Straw box cooker

Butterfly Lady from Blockhouse Bay writes, “Slow cookers are a great way of cooking casseroles/stews but who can afford to buy one? Try making your own slow cooker… it’s called a straw box. I use a strong carton or a chilly bin, which I pad with towels (or any clean insulation fabric/paper), one folded neatly in the bottom. To prepare your stew, use a casserole dish (with a lid) on the top of the stove. Bring the finished stew to a rolling boil – stir it well to make sure ALL is boiling. When the recipe says “leave it to simmer for x hours” transfer the pot and lid into the straw box. Ensure all the nooks are stuffed with insulation. Close the carton and put to one side for at least four hours. You cannot overcook a stew made in this way. After four hours, test the meat with a skewer to make sure it’s cooked. I once cooked a meal as I drove between Auckland and Taupo!”

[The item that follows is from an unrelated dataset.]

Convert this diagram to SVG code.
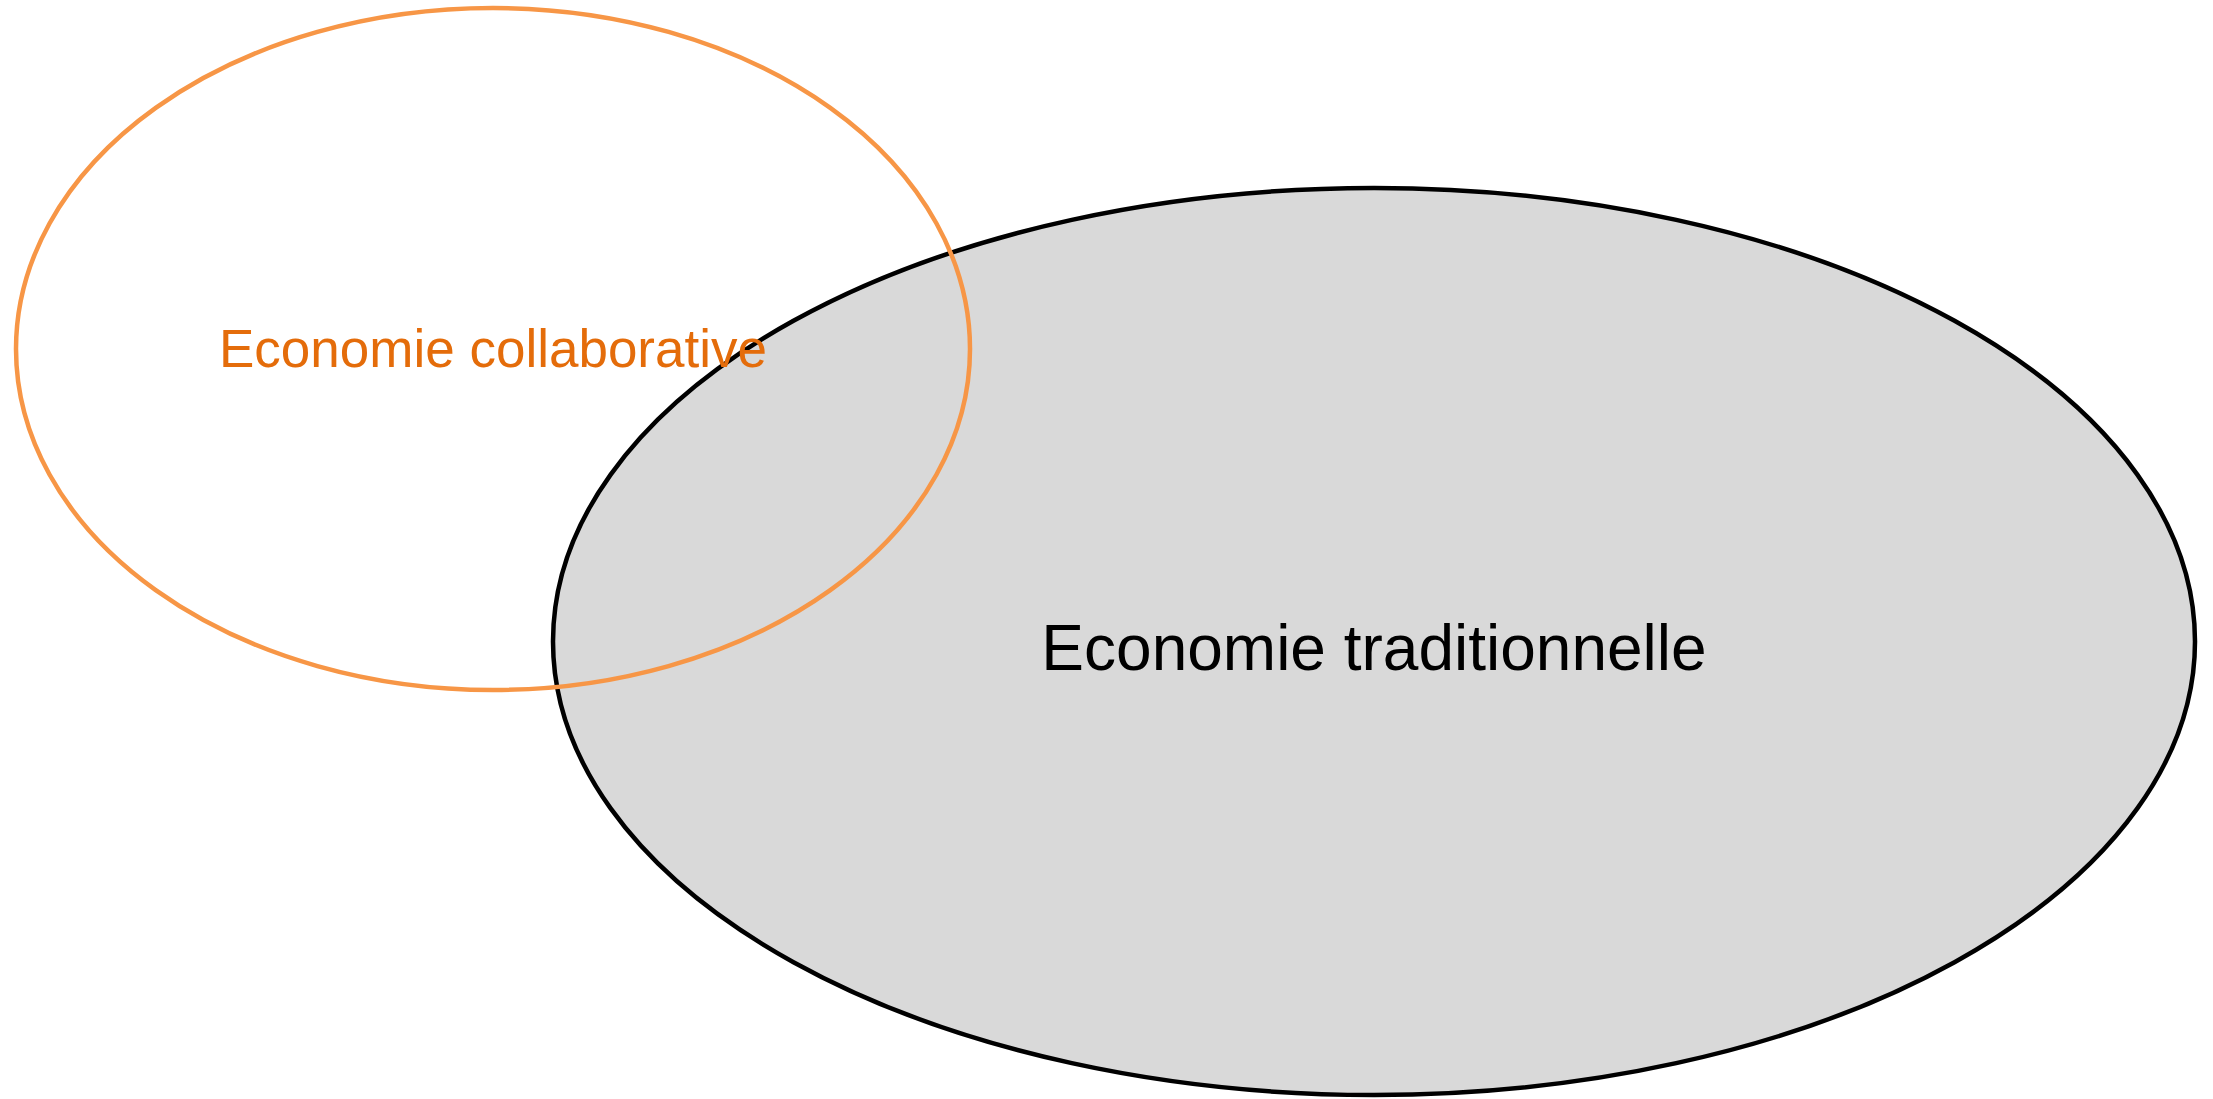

As a matter of interest, a straw box comes by many names, including a haybox, fireless cooker, insulation cooker, wonder oven, or its more generic name of retained-heat cooker. They became popular during WWII as a way of conserving energy. Things are not so desperate nowadays, although commercial versions are still used by campers. All sorts of materials can be used for the insulation besides hay – shredded paper works well! In fact, anything can be used as long as it packs down well and creates small pockets of air.